80 Prozent der Dokumente konnten immerhin bis jetzt gerettet werden. Mit einem aufwändigen Verfahren werden die Dokumente und Unterlagen gesäubert und getrocknet, indem sie erst eingefroren werden. Wie lange das insgesamt noch dauert, wusste allerdings bei der heutigen Expertentagung in Köln noch keiner abschließend zu beantworten. Die Fachleute, die auch aus dem Ausland angereist waren, zerbrachen sich in erster Linie darüber den Kopf, wie historisches Material in Zukunft gelagert und verpackt sein sollte, damit eine Katastrophe ähnlichen Ausmaßes verhindert werden kann.

Kein Tagesordnungspunkt, aber ein nicht weniger wichtiges Thema ist die Frage, welche baurechtlichen Dinge beachtet werden müssen. Ministerpräsident Jürgen Rüttgers fasst die Stimmung im Land zusammen:

"Die Bürgerinnen und Bürger haben Angst, sie fragen sich, sind Großbauten, die vor meiner Haustüre stattfinden, sicher?"

Denn eines ist mittlerweile unstrittig, wie Jürgen Rüttgers vor den versammelten Experten erklärte: Beim Bau der Kölner U-Bahn sei einiges "gewaltig schief gelaufen":

"Die Bauaufsicht muss auf den Prüfstand und zwar in Gänze. Die Themen liegen auf der Hand: Stimmt das Verfahren? Sind die Aufgaben richtig zugeordnet? Ist an den richtigen Stellen Personal vorhanden damit dieses Aufgaben wirkungsvoll und verantwortungsvoll wahrgenommen werden?"

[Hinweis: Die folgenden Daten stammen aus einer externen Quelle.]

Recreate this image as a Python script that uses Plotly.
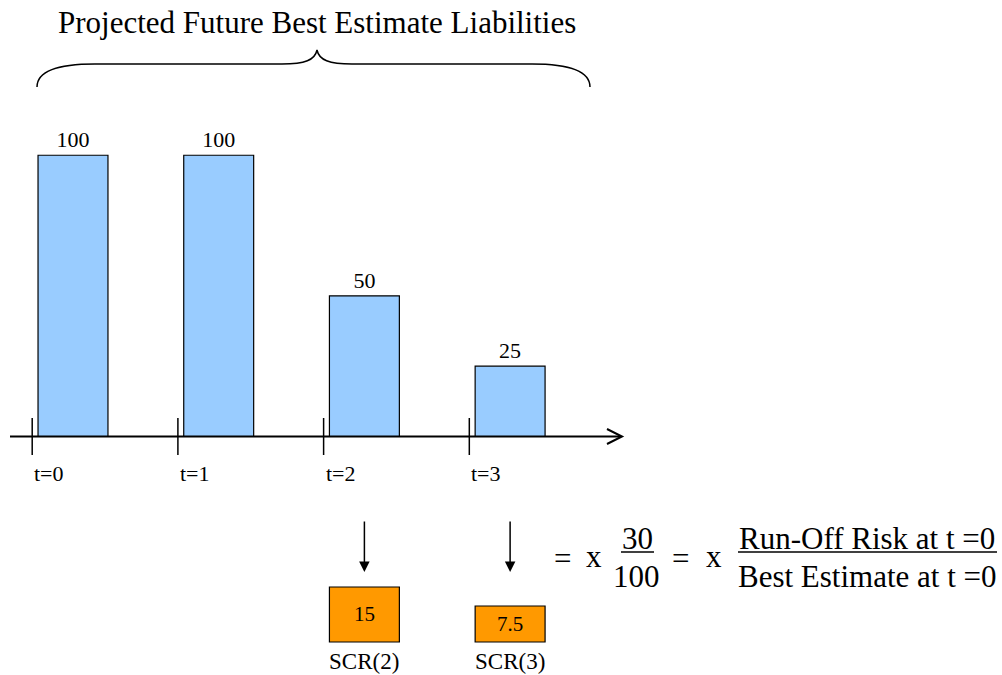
import plotly.graph_objects as go

W, H = 1002, 675

# ---- data ----
periods = [0, 1, 2, 3]
period_labels = ["t=0", "t=1", "t=2", "t=3"]
best_estimate = [100, 100, 50, 25]
scr_periods = [2, 3]
scr_values = [15, 7.5]
scr_labels = ["SCR(2)", "SCR(3)"]
runoff_risk_t0 = 30
best_estimate_t0 = 100
title_text = "Projected Future Best Estimate Liabilities"

# ---- styling / layout constants ----
FONT = "Liberation Serif, Times New Roman, serif"
BLUE = "#99CCFF"
ORANGE = "#FF9900"
BAR_SHIFT = 0.28          # bars sit just to the right of each period tick
BAR_WIDTH = 0.48
X_RANGE = [-0.221, 6.656]
Y_RANGE = [-84.8, 155.2]
SCR_FLOOR = -6.71         # common floor of the SCR boxes on the secondary axis
Y2_RANGE = [-19.74, 246.74]


def px_x(p):
    return p / W


def px_y(p):
    return 1 - p / H


def path_from(points):
    segs = []
    for cmd, pts in points:
        coords = " ".join(f"{px_x(a):.5f},{px_y(b):.5f}" for a, b in pts)
        segs.append(f"{cmd} {coords}")
    return " ".join(segs)


bar_x = [t + BAR_SHIFT for t in periods]
scr_x = [t + BAR_SHIFT for t in scr_periods]

fig = go.Figure()

fig.add_trace(go.Bar(
    x=bar_x, y=best_estimate, width=BAR_WIDTH,
    marker=dict(color=BLUE, line=dict(color="black", width=1.2)),
    text=[str(v) for v in best_estimate], textposition="outside",
    textfont=dict(family=FONT, size=22, color="black"),
    cliponaxis=False, hoverinfo="skip", showlegend=False,
))

fig.add_trace(go.Bar(
    x=scr_x, y=[v - SCR_FLOOR for v in scr_values], base=SCR_FLOOR,
    width=BAR_WIDTH, yaxis="y2",
    marker=dict(color=ORANGE, line=dict(color="black", width=1.2)),
    text=[f"{v:g}" for v in scr_values], textposition="inside",
    insidetextanchor="middle", textangle=0, constraintext="none",
    insidetextfont=dict(family=FONT, size=21, color="black"),
    cliponaxis=False, hoverinfo="skip", showlegend=False,
))

shapes = []
# time axis with open arrow head
shapes.append(dict(type="line", xref="paper", yref="paper",
                   x0=px_x(10), x1=px_x(621), y0=px_y(436.5), y1=px_y(436.5),
                   line=dict(color="black", width=2)))
shapes.append(dict(type="path", xref="paper", yref="paper",
                   path=path_from([("M", [(607, 429)]), ("L", [(622, 436.5)]), ("L", [(607, 444)])]),
                   line=dict(color="black", width=2)))
# period ticks crossing the axis
for t in periods:
    shapes.append(dict(type="line", xref="x", yref="paper",
                       x0=t, x1=t, y0=px_y(418), y1=px_y(455),
                       line=dict(color="black", width=1.5)))
# curly brace over the projected liabilities
brace = [
    ("M", [(37, 87)]),
    ("C", [(37, 72), (55, 64), (95, 64)]),
    ("L", [(282, 64)]),
    ("C", [(305, 64), (315, 60), (317, 50)]),
    ("C", [(319, 60), (329, 64), (352, 64)]),
    ("L", [(532, 64)]),
    ("C", [(572, 64), (590, 72), (590, 87)]),
]
shapes.append(dict(type="path", xref="paper", yref="paper", path=path_from(brace),
                   line=dict(color="black", width=1.5)))
# fraction bars
shapes.append(dict(type="line", xref="paper", yref="paper",
                   x0=px_x(621), x1=px_x(654), y0=px_y(552), y1=px_y(552),
                   line=dict(color="black", width=1.5)))
shapes.append(dict(type="line", xref="paper", yref="paper",
                   x0=px_x(738), x1=px_x(997), y0=px_y(552), y1=px_y(552),
                   line=dict(color="black", width=1.5)))

annotations = []
annotations.append(dict(text=title_text, xref="paper", yref="paper",
                        x=px_x(317), y=px_y(22), xanchor="center", yanchor="middle",
                        showarrow=False, font=dict(family=FONT, size=31, color="black")))
for t, lab in zip(periods, period_labels):
    annotations.append(dict(text=lab, xref="x", yref="paper", x=t, y=px_y(473),
                            xanchor="left", yanchor="middle", xshift=0, showarrow=False,
                            font=dict(family=FONT, size=22, color="black")))
for x, lab in zip(scr_x, scr_labels):
    annotations.append(dict(text=lab, xref="x", yref="paper", x=x, y=px_y(661),
                            xanchor="center", yanchor="middle", showarrow=False,
                            font=dict(family=FONT, size=23, color="black")))
    annotations.append(dict(text="", xref="x", yref="paper", x=x, y=px_y(572),
                            ax=0, ay=-52, showarrow=True, arrowhead=2,
                            arrowsize=1.4, arrowwidth=1.5, arrowcolor="black"))

eq_font = dict(family=FONT, size=31, color="black")
for txt, cx, cy in [("=", 562, 558), ("x", 594, 556), ("=", 680, 558), ("x", 714, 556),
                    (str(runoff_risk_t0), 637, 538), (str(best_estimate_t0), 636, 576),
                    ("Run-Off Risk at t =0", 867, 538), ("Best Estimate at t =0", 867, 576)]:
    annotations.append(dict(text=txt, xref="paper", yref="paper",
                            x=px_x(cx), y=px_y(cy), xanchor="center", yanchor="middle",
                            showarrow=False, font=eq_font))

fig.update_layout(
    width=W, height=H,
    margin=dict(l=0, r=0, t=0, b=0),
    paper_bgcolor="white", plot_bgcolor="white",
    barmode="overlay",
    xaxis=dict(range=X_RANGE, visible=False, fixedrange=True),
    yaxis=dict(range=Y_RANGE, visible=False, fixedrange=True),
    yaxis2=dict(range=Y2_RANGE, visible=False, overlaying="y", fixedrange=True),
    shapes=shapes,
    annotations=annotations,
    font=dict(family=FONT),
)

fig.write_html("out.html", config={"displayModeBar": False})
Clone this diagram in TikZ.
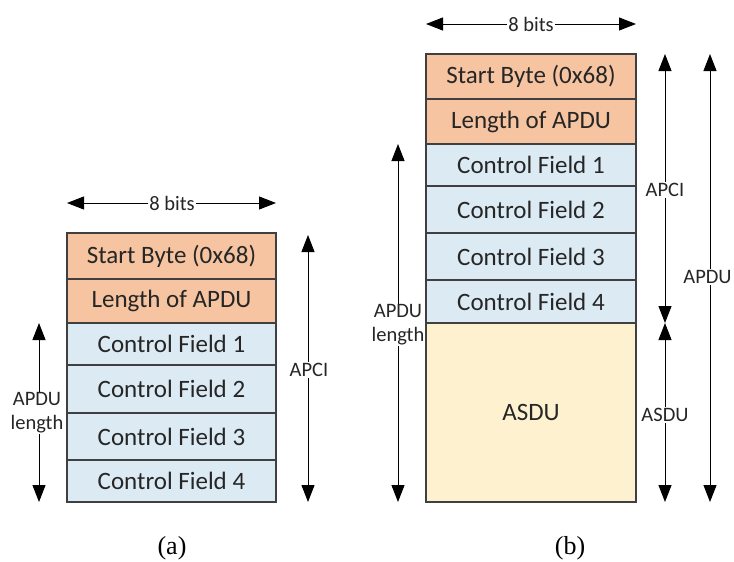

Bundes- und Landesgesetze regeln, wer die Bauaufsicht bei solchen Projekten führt. Im konkreten Fall ist das die Düsseldorfer Bezirksregierung, die mit keiner Handvoll Personal so für gesamt Nordrhein-Westfalen zuständig ist. Die Bezirksregierung wiederum darf - auch das ganz legal - die Bauaufsicht delegieren. Beim Bau der Kölner U-Bahn waren die privatwirtschaftlichen Verkehrsbetriebe KVB also gleich zweifach aktiv: Als Ausführende und als Bauaufsicht. Drei Wochen nach dem Kölner Unglück lag dazu der erste Antrag im Landtag vor, von Bündnis90/Die Grünen, mit der Überschrift "Landesregierung muss gegen organisierte Verantwortungslosigkeit beim U-Bahn-Bau vorgehen. "

Auch Ministerpräsident Jürgen Rüttgers scheint nun die Notwendigkeit zum Handeln zu sehen:

"Bauaufsicht und Baudurchführung müssen nach meiner Ansicht voneinander getrennt werden. Und wenn in der Bauaufsicht zusätzliches Personal erforderlich ist, dann müssen wir das sicherstellen."

Allerdings schränkt er auch gleich ein:

"Ich sage ausdrücklich: Es ist ein persönlicher Eindruck."

Die Ergebnisse des heutigen Expertentreffens sollen morgen vorgestellt werden. In der kommenden Wochen befasst sich der Kölner Rat dann mit der Frage, wo ein neues Stadtarchiv entstehen könnte. Kölns Oberbürgermeister Fritz Schramma verweist schon einmal darauf, von wem die Stadt dann Hilfe benötigt:

"Das geht nicht ohne die große Unterstützung des Landes und des Bundes und wir müssen auch auf die Unterstützung der EU hoffen."

Wie die genauen baurechtlichen Vorschriften dann aussehen sollen, das wird die Politiker auf Landesebene aber wohl noch eine geraume Zeit beschäftigen.